What to work on: Set down the data below without change, skipping the pictures it holds.

Available data:

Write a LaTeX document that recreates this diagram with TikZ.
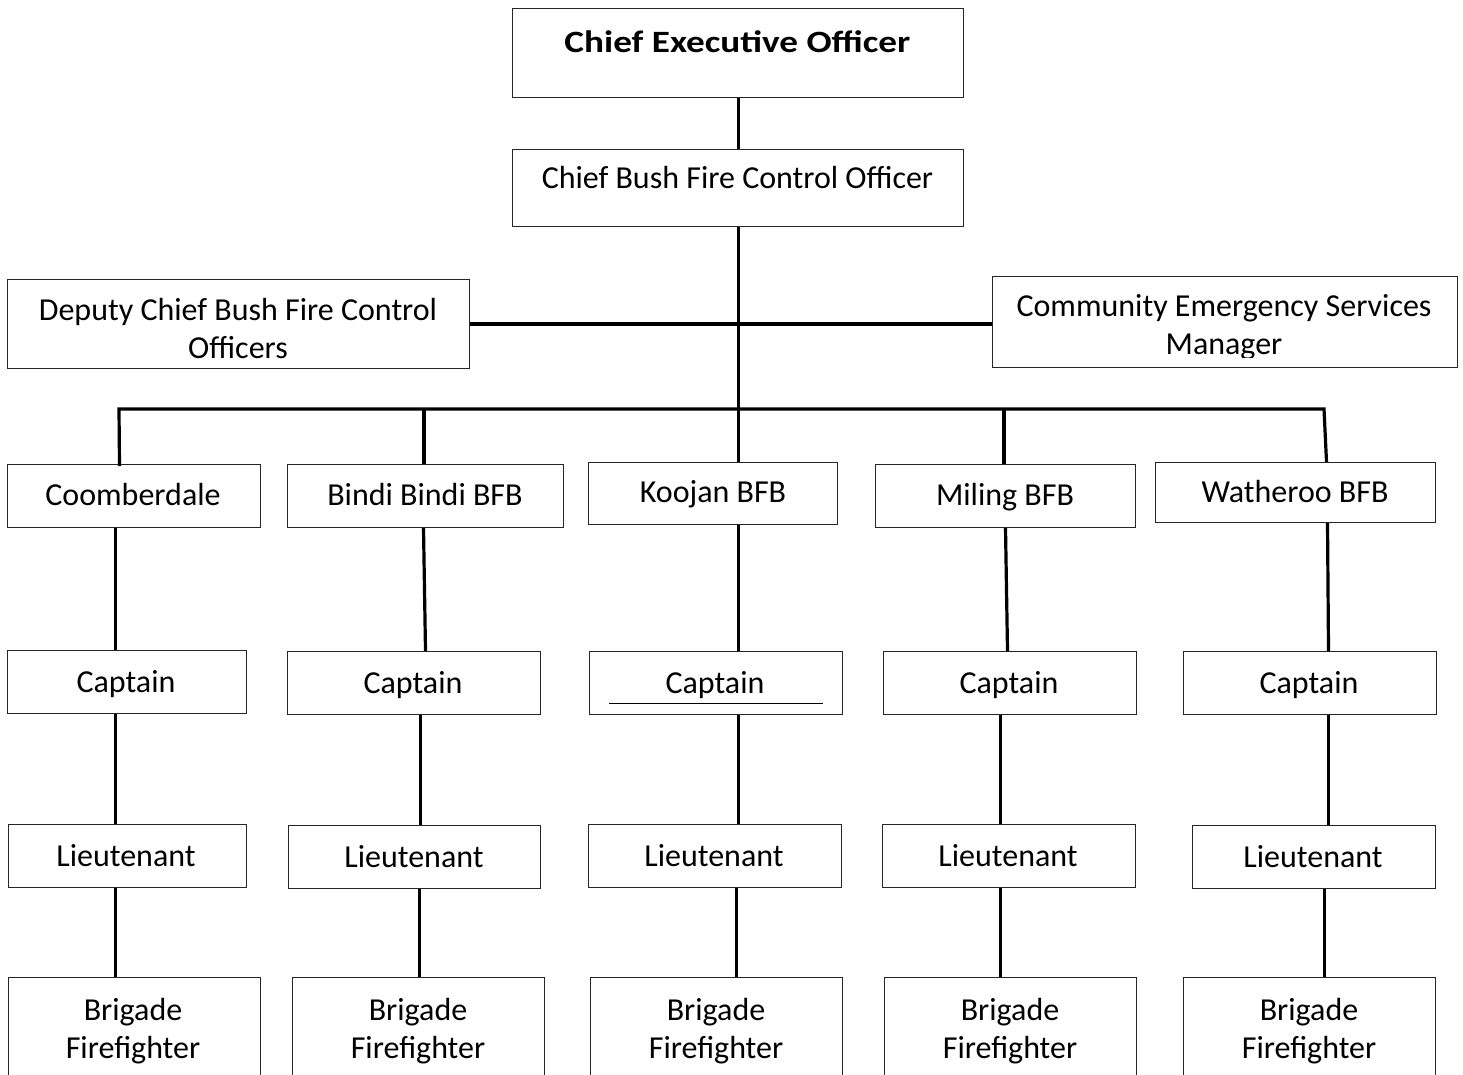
\documentclass[tikz,border=0pt]{standalone}
\usepackage{fontspec}
\setmainfont{Carlito}
\usetikzlibrary{calc}
\tikzset{
  orgbox/.style={draw=black!85, line width=1pt, inner sep=0pt, anchor=north west, rectangle},
  lbl/.style={font=\fontsize{32}{38}\selectfont, inner sep=0pt, anchor=base, align=center},
  conn/.style={line width=3.2pt, black, line join=miter},
}
\newcommand\obox[5]{\node[orgbox, minimum width={#4-#2}, minimum height={#5-#3}] (#1) at (#2,#3) {};}
\begin{document}
\begin{tikzpicture}[x=1pt,y=-1pt]
\clip (0,0) rectangle (1463,1074);
\fill[white] (0,0) rectangle (1463,1074);
% boxes
\obox{ceo}{512}{8}{963}{97}
\obox{cbf}{512}{149}{963}{226}
\obox{dep}{7}{279}{469}{368}
\obox{cem}{992}{276}{1457}{367}
\obox{coo}{7}{464}{260}{527}
\obox{bin}{287}{464}{563}{527}
\obox{koo}{588}{462}{837}{524}
\obox{mil}{875}{464}{1135}{527}
\obox{wat}{1155}{462}{1435}{522}
\obox{cap1}{7}{650}{246}{713}
\obox{cap2}{287}{651}{540}{714}
\obox{cap3}{589}{651}{842}{714}
\obox{cap4}{883}{651}{1136}{714}
\obox{cap5}{1183}{651}{1436}{714}
\obox{lie1}{8}{824}{246}{887}
\obox{lie2}{288}{825}{540}{888}
\obox{lie3}{588}{824}{841}{887}
\obox{lie4}{882}{824}{1135}{887}
\obox{lie5}{1192}{825}{1435}{888}
\obox{bri1}{8}{977}{260}{1100}
\obox{bri2}{292}{977}{544}{1100}
\obox{bri3}{590}{977}{842}{1100}
\obox{bri4}{884}{977}{1136}{1100}
\obox{bri5}{1183}{977}{1435}{1100}
% texts
\node[lbl, font=\fontsize{31}{38}\selectfont\bfseries] (ceo-t) at (737.5,52) {\scalebox{1.2}[1]{Chief Executive Officer}};
\node[lbl] (cbf-t) at (737.5,188.5) {Chief Bush Fire Control Officer};
\node[lbl] (dep-t) at (238,358) {Deputy Chief Bush Fire Control\\Officers};
\begin{scope}
\clip (992,276) rectangle (1457,357);
\node[lbl] (cem-t) at (1224,354) {Community Emergency Services\\Manager};
\end{scope}
\node[lbl] (coo-t) at (133,505) {Coomberdale};
\node[lbl] (bin-t) at (425,505) {Bindi Bindi BFB};
\node[lbl] (koo-t) at (713,502) {Koojan BFB};
\node[lbl] (mil-t) at (1005,505) {Miling BFB};
\node[lbl] (wat-t) at (1295,502) {Watheroo BFB};
\node[lbl] (cap1-t) at (126,692) {Captain};
\node[lbl] (cap2-t) at (413,693) {Captain};
\node[lbl] (cap3-t) at (715,693) {Captain};
\node[lbl] (cap4-t) at (1009,693) {Captain};
\node[lbl] (cap5-t) at (1309,693) {Captain};
\node[lbl] (lie1-t) at (126,866) {Lieutenant};
\node[lbl] (lie2-t) at (414,867) {Lieutenant};
\node[lbl] (lie3-t) at (714,866) {Lieutenant};
\node[lbl] (lie4-t) at (1008,866) {Lieutenant};
\node[lbl] (lie5-t) at (1313,867) {Lieutenant};
\node[lbl] (bri1-t) at (133,1058) {Brigade\\Firefighter};
\node[lbl] (bri2-t) at (418,1058) {Brigade\\Firefighter};
\node[lbl] (bri3-t) at (716,1058) {Brigade\\Firefighter};
\node[lbl] (bri4-t) at (1010,1058) {Brigade\\Firefighter};
\node[lbl] (bri5-t) at (1309,1058) {Brigade\\Firefighter};
% underline in Koojan captain box
\draw[line width=1pt] ($(cap3.south west)+(20,-12)$) -- ($(cap3.south east)+(-20,-12)$);
% connectors
\coordinate (busL) at (119,409);
\coordinate (busR) at (1324,409);
\coordinate (b2) at (424,409);
\coordinate (b4) at (1004,409);
\draw[conn] ([xshift=0.5]ceo.south) -- ([xshift=0.5]cbf.north);
\draw[conn] ([xshift=0.5]cbf.south) -- ([xshift=25.5]koo.north);
\draw[conn] (dep.east) -- (dep.east -| cem.west);
\draw[conn] ([xshift=-14.5,yshift=-2]coo.north) -- (busL) -- (busR) -- ([xshift=31]wat.north);
\draw[conn] (b2) -- (b2 |- bin.north);
\draw[conn] (b4) -- (b4 |- mil.north);
% column 1
\draw[conn] ([xshift=-18.5]coo.south) -- ([xshift=-11.5]cap1.north);
\draw[conn] ([xshift=-11.5]cap1.south) -- ([xshift=-12]lie1.north);
\draw[conn] ([xshift=-12]lie1.south) -- ([xshift=-19]bri1.north);
% column 2
\draw[conn] ([xshift=-2]bin.south) -- ([xshift=11.5]cap2.north);
\draw[conn] ([xshift=6.5]cap2.south) -- ([xshift=6]lie2.north);
\draw[conn] ([xshift=5]lie2.south) -- ([xshift=1]bri2.north);
% column 3
\draw[conn] ([xshift=25.5]koo.south) -- ([xshift=22.5]cap3.north);
\draw[conn] ([xshift=22.5]cap3.south) -- ([xshift=23.5]lie3.north);
\draw[conn] ([xshift=21.5]lie3.south) -- ([xshift=20]bri3.north);
% column 4
\draw[conn] ([xshift=0]mil.south) -- ([xshift=-2.5]cap4.north);
\draw[conn] ([xshift=-9.5]cap4.south) -- ([xshift=-8.5]lie4.north);
\draw[conn] ([xshift=-8.5]lie4.south) -- ([xshift=-10]bri4.north);
% column 5
\draw[conn] ([xshift=32]wat.south) -- ([xshift=18.5]cap5.north);
\draw[conn] ([xshift=18.5]cap5.south) -- ([xshift=14.5]lie5.north);
\draw[conn] ([xshift=10.5]lie5.south) -- ([xshift=15]bri5.north);
\end{tikzpicture}
\end{document}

Solution below:
Write a LaTeX document that recreates this diagram with TikZ.
\documentclass[tikz,border=0pt]{standalone}
\usepackage{fontspec}
\setmainfont{Carlito}
\usetikzlibrary{calc}
\tikzset{
  orgbox/.style={draw=black!85, line width=1pt, inner sep=0pt, anchor=north west, rectangle},
  lbl/.style={font=\fontsize{32}{38}\selectfont, inner sep=0pt, anchor=base, align=center},
  conn/.style={line width=3.2pt, black, line join=miter},
}
\newcommand\obox[5]{\node[orgbox, minimum width={#4-#2}, minimum height={#5-#3}] (#1) at (#2,#3) {};}
\begin{document}
\begin{tikzpicture}[x=1pt,y=-1pt]
\clip (0,0) rectangle (1463,1074);
\fill[white] (0,0) rectangle (1463,1074);
% boxes
\obox{ceo}{512}{8}{963}{97}
\obox{cbf}{512}{149}{963}{226}
\obox{dep}{7}{279}{469}{368}
\obox{cem}{992}{276}{1457}{367}
\obox{coo}{7}{464}{260}{527}
\obox{bin}{287}{464}{563}{527}
\obox{koo}{588}{462}{837}{524}
\obox{mil}{875}{464}{1135}{527}
\obox{wat}{1155}{462}{1435}{522}
\obox{cap1}{7}{650}{246}{713}
\obox{cap2}{287}{651}{540}{714}
\obox{cap3}{589}{651}{842}{714}
\obox{cap4}{883}{651}{1136}{714}
\obox{cap5}{1183}{651}{1436}{714}
\obox{lie1}{8}{824}{246}{887}
\obox{lie2}{288}{825}{540}{888}
\obox{lie3}{588}{824}{841}{887}
\obox{lie4}{882}{824}{1135}{887}
\obox{lie5}{1192}{825}{1435}{888}
\obox{bri1}{8}{977}{260}{1100}
\obox{bri2}{292}{977}{544}{1100}
\obox{bri3}{590}{977}{842}{1100}
\obox{bri4}{884}{977}{1136}{1100}
\obox{bri5}{1183}{977}{1435}{1100}
% texts
\node[lbl, font=\fontsize{31}{38}\selectfont\bfseries] (ceo-t) at (737.5,52) {\scalebox{1.2}[1]{Chief Executive Officer}};
\node[lbl] (cbf-t) at (737.5,188.5) {Chief Bush Fire Control Officer};
\node[lbl] (dep-t) at (238,358) {Deputy Chief Bush Fire Control\\Officers};
\begin{scope}
\clip (992,276) rectangle (1457,357);
\node[lbl] (cem-t) at (1224,354) {Community Emergency Services\\Manager};
\end{scope}
\node[lbl] (coo-t) at (133,505) {Coomberdale};
\node[lbl] (bin-t) at (425,505) {Bindi Bindi BFB};
\node[lbl] (koo-t) at (713,502) {Koojan BFB};
\node[lbl] (mil-t) at (1005,505) {Miling BFB};
\node[lbl] (wat-t) at (1295,502) {Watheroo BFB};
\node[lbl] (cap1-t) at (126,692) {Captain};
\node[lbl] (cap2-t) at (413,693) {Captain};
\node[lbl] (cap3-t) at (715,693) {Captain};
\node[lbl] (cap4-t) at (1009,693) {Captain};
\node[lbl] (cap5-t) at (1309,693) {Captain};
\node[lbl] (lie1-t) at (126,866) {Lieutenant};
\node[lbl] (lie2-t) at (414,867) {Lieutenant};
\node[lbl] (lie3-t) at (714,866) {Lieutenant};
\node[lbl] (lie4-t) at (1008,866) {Lieutenant};
\node[lbl] (lie5-t) at (1313,867) {Lieutenant};
\node[lbl] (bri1-t) at (133,1058) {Brigade\\Firefighter};
\node[lbl] (bri2-t) at (418,1058) {Brigade\\Firefighter};
\node[lbl] (bri3-t) at (716,1058) {Brigade\\Firefighter};
\node[lbl] (bri4-t) at (1010,1058) {Brigade\\Firefighter};
\node[lbl] (bri5-t) at (1309,1058) {Brigade\\Firefighter};
% underline in Koojan captain box
\draw[line width=1pt] ($(cap3.south west)+(20,-12)$) -- ($(cap3.south east)+(-20,-12)$);
% connectors
\coordinate (busL) at (119,409);
\coordinate (busR) at (1324,409);
\coordinate (b2) at (424,409);
\coordinate (b4) at (1004,409);
\draw[conn] ([xshift=0.5]ceo.south) -- ([xshift=0.5]cbf.north);
\draw[conn] ([xshift=0.5]cbf.south) -- ([xshift=25.5]koo.north);
\draw[conn] (dep.east) -- (dep.east -| cem.west);
\draw[conn] ([xshift=-14.5,yshift=-2]coo.north) -- (busL) -- (busR) -- ([xshift=31]wat.north);
\draw[conn] (b2) -- (b2 |- bin.north);
\draw[conn] (b4) -- (b4 |- mil.north);
% column 1
\draw[conn] ([xshift=-18.5]coo.south) -- ([xshift=-11.5]cap1.north);
\draw[conn] ([xshift=-11.5]cap1.south) -- ([xshift=-12]lie1.north);
\draw[conn] ([xshift=-12]lie1.south) -- ([xshift=-19]bri1.north);
% column 2
\draw[conn] ([xshift=-2]bin.south) -- ([xshift=11.5]cap2.north);
\draw[conn] ([xshift=6.5]cap2.south) -- ([xshift=6]lie2.north);
\draw[conn] ([xshift=5]lie2.south) -- ([xshift=1]bri2.north);
% column 3
\draw[conn] ([xshift=25.5]koo.south) -- ([xshift=22.5]cap3.north);
\draw[conn] ([xshift=22.5]cap3.south) -- ([xshift=23.5]lie3.north);
\draw[conn] ([xshift=21.5]lie3.south) -- ([xshift=20]bri3.north);
% column 4
\draw[conn] ([xshift=0]mil.south) -- ([xshift=-2.5]cap4.north);
\draw[conn] ([xshift=-9.5]cap4.south) -- ([xshift=-8.5]lie4.north);
\draw[conn] ([xshift=-8.5]lie4.south) -- ([xshift=-10]bri4.north);
% column 5
\draw[conn] ([xshift=32]wat.south) -- ([xshift=18.5]cap5.north);
\draw[conn] ([xshift=18.5]cap5.south) -- ([xshift=14.5]lie5.north);
\draw[conn] ([xshift=10.5]lie5.south) -- ([xshift=15]bri5.north);
\end{tikzpicture}
\end{document}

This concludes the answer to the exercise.